# Japanese green teas?



## echerub (Mar 11, 2011)

Obviously most, if not all, of us here are fans of Japanese knives and many of us are fans of Japanese cuisine. Out of curiosity, are there any fans of Japanese green teas?

I've recently gotten interested in quality tea, which of course includes Japanese green teas - a variety of sencha and matcha. 

Of course, what would a new interest be like without some toys to go along with it? To that end, I also picked up a variety of pottery (a nice chawan tea bowl, 3 different teacups, a banko teapot) as well as a variable-temperature water kettle.

Any other green tea fans in this community?


----------



## EdipisReks (Mar 11, 2011)

i have and off and on love affair with green tea. i typically prefer Chinese varietals, though.


----------



## echerub (Mar 11, 2011)

I got myself several types of Chinese teas and a few related pottery items, too. I've got 4 different small teapots for all the different types of tea. On most days, though, I still end up brewing some sencha rather than other types of tea.


----------



## JBroida (Mar 11, 2011)

my wife and i are huge fans... constantly having my in-laws send us stuff. We have a water dispenser (that holds water at the appropriate temp.) and refill it sometimes 2-3 times a day.


----------



## mhlee (Mar 11, 2011)

JBroida said:


> my wife and i are huge fans... constantly having my in-laws send us stuff.

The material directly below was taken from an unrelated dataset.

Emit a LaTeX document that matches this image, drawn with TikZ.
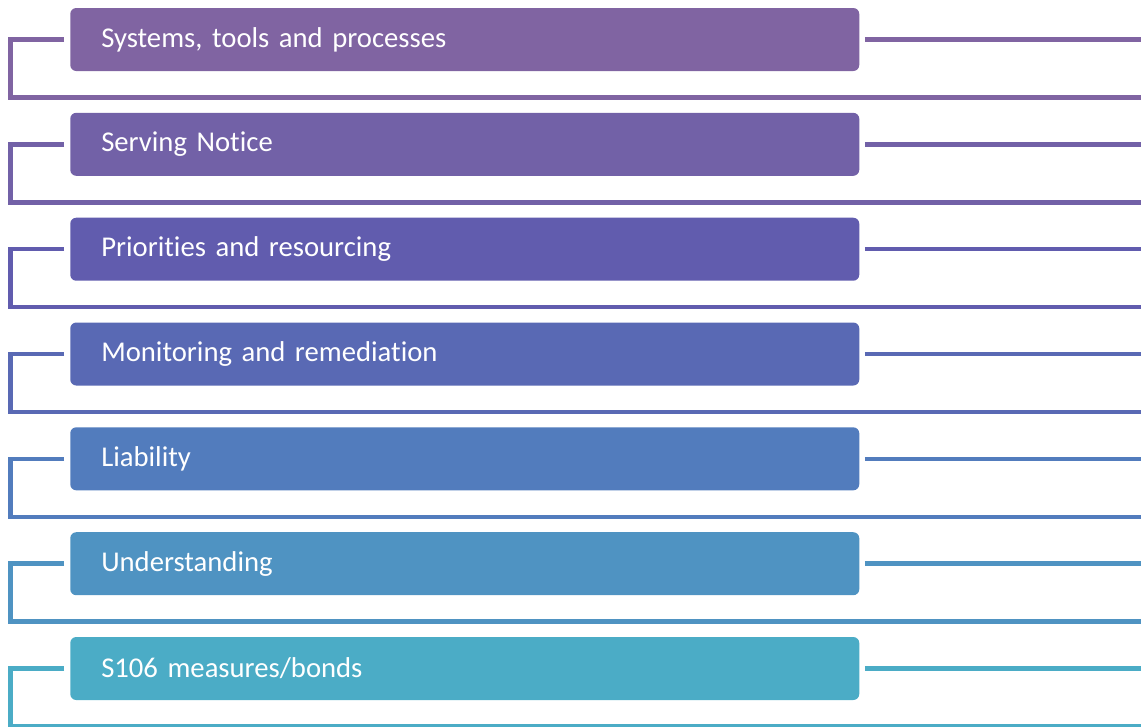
\documentclass[tikz,border=0pt]{standalone}
\usepackage{fontspec}
\setmainfont{Carlito}[Ligatures=NoCommon]
\definecolor{rowa}{RGB}{128,100,162}
\definecolor{rowb}{RGB}{114,97,167}
\definecolor{rowc}{RGB}{97,92,174}
\definecolor{rowd}{RGB}{89,105,180}
\definecolor{rowe}{RGB}{82,124,189}
\definecolor{rowf}{RGB}{79,147,194}
\definecolor{rowg}{RGB}{75,172,198}
\begin{document}
\begin{tikzpicture}[x=0.75pt, y=-0.75pt,
    box/.style={rounded corners=4.5pt, anchor=west, minimum height=47.25pt,
      inner xsep=23.25pt, text width=545.25pt, align=left, text=white,
      font=\fontsize{21.5}{25}\selectfont},
    link/.style={line width=3.4pt}]
    \useasboundingbox (0, 0) rectangle (1141, 726);
    \node[box, fill=rowa] (a) at (70, 39.5) {Systems, tools and processes};
    \node[box, fill=rowb] (b) at (70, 144.3) {Serving Notice};
    \node[box, fill=rowc] (c) at (70, 249.2) {Priorities and resourcing};
    \node[box, fill=rowd] (d) at (70, 354) {Monitoring and remediation};
    \node[box, fill=rowe] (e) at (70, 458.8) {Liability};
    \node[box, fill=rowf] (f) at (70, 563.7) {Understanding};
    \node[box, fill=rowg] (g) at (70, 668.5) {S106 measures/bonds};
    \coordinate (a1) at (10.5, 97.5);
    \coordinate (b1) at (10.5, 202.3);
    \coordinate (c1) at (10.5, 307.2);
    \coordinate (d1) at (10.5, 412);
    \coordinate (e1) at (10.5, 516.8);
    \coordinate (f1) at (10.5, 621.7);
    \coordinate (g1) at (10.5, 726.5);
    \coordinate (r) at (1141, 0);
    \draw[link, rowa] ([xshift=-4.5pt]a.west) -| (a1) -- (a1 -| r);
    \draw[link, rowa] ([xshift=4pt]a.east) -- (a.east -| r);
    \draw[link, rowb] ([xshift=-4.5pt]b.west) -| (b1) -- (b1 -| r);
    \draw[link, rowb] ([xshift=4pt]b.east) -- (b.east -| r);
    \draw[link, rowc] ([xshift=-4.5pt]c.west) -| (c1) -- (c1 -| r);
    \draw[link, rowc] ([xshift=4pt]c.east) -- (c.east -| r);
    \draw[link, rowd] ([xshift=-4.5pt]d.west) -| (d1) -- (d1 -| r);
    \draw[link, rowd] ([xshift=4pt]d.east) -- (d.east -| r);
    \draw[link, rowe] ([xshift=-4.5pt]e.west) -| (e1) -- (e1 -| r);
    \draw[link, rowe] ([xshift=4pt]e.east) -- (e.east -| r);
    \draw[link, rowf] ([xshift=-4.5pt]f.west) -| (f1) -- (f1 -| r);
    \draw[link, rowf] ([xshift=4pt]f.east) -- (f.east -| r);
    \draw[link, rowg] ([xshift=-4.5pt]g.west) -| (g1) -- (g1 -| r);
    \draw[link, rowg] ([xshift=4pt]g.east) -- (g.east -| r);
  \end{tikzpicture}
\end{document}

We have a water dispenser (that holds water at the appropriate temp.) and refill it sometimes 2-3 times a day.


 
I love both, but haven't personally made matcha since I attended a tea ceremony class in Japan in 1992. Like you, I'm fortunate to have teas that my mother brings back from Shizuoka. 

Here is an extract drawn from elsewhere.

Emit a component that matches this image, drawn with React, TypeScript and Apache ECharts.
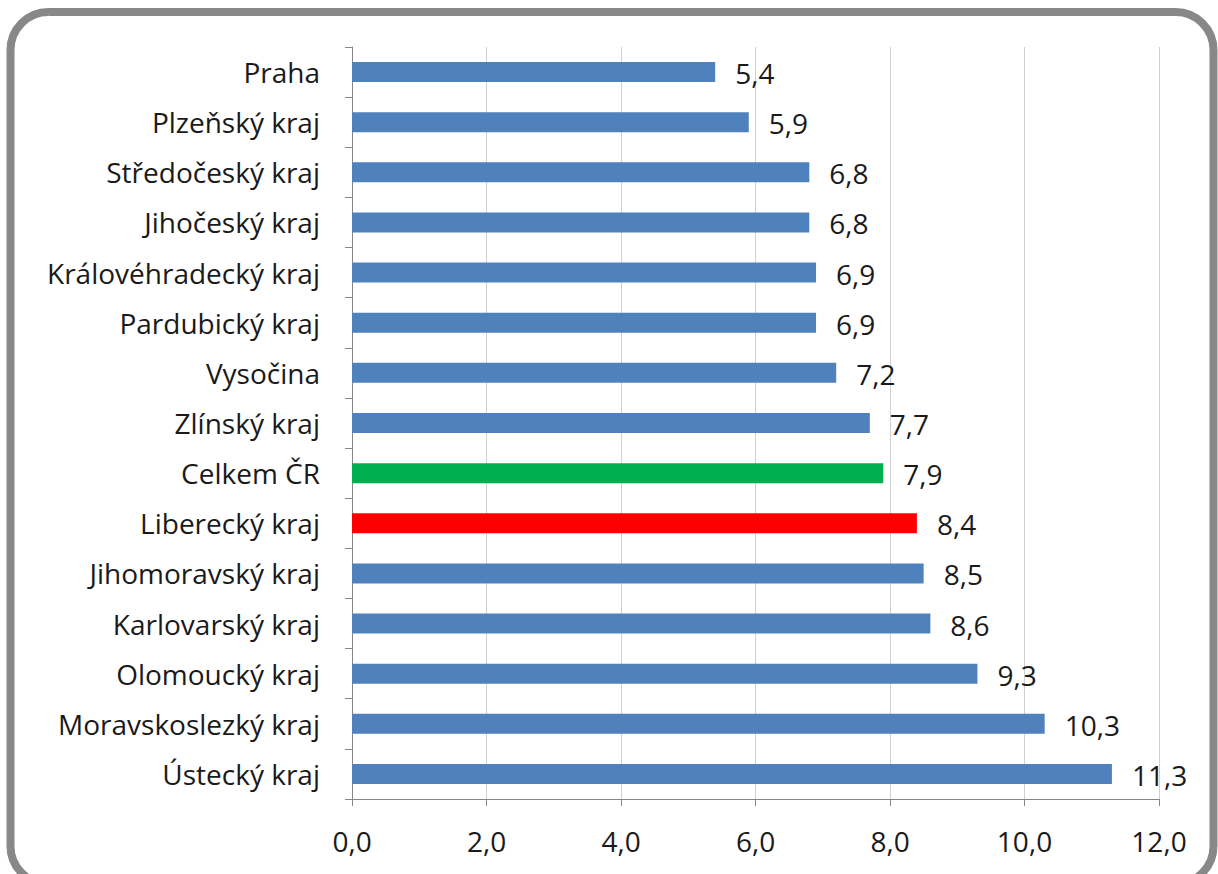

I don't have any nice tea pots or anything of the sort, but during the winter, I sometimes drink 3 or 4 glasses of sencha in a day. During the summer, it's mugicha for me.


----------



## Jay (Mar 14, 2011)

I used to drink a lot of green and oolong, but since I started drinking pu'er a few years ago, I pretty much gave up on everything else.


----------



## bprescot (Mar 14, 2011)

I've been known to enjoy some Sencha or Genmai-cha during the winter and fall, though during the working day, I'll prefer black teas like golden assam, or some white teas in the evening. I must confess I even enjoy some of the flavored teas as well, such as the Wedding Imperial from Mariage Freres.


----------



## SpikeC (Mar 14, 2011)

Jay said:


> I used to drink a lot of green and oolong, but since I started drinking pu'er a few years ago, I pretty much gave up on everything else.


 
That pu'er tea is strangely compelling, eh?


----------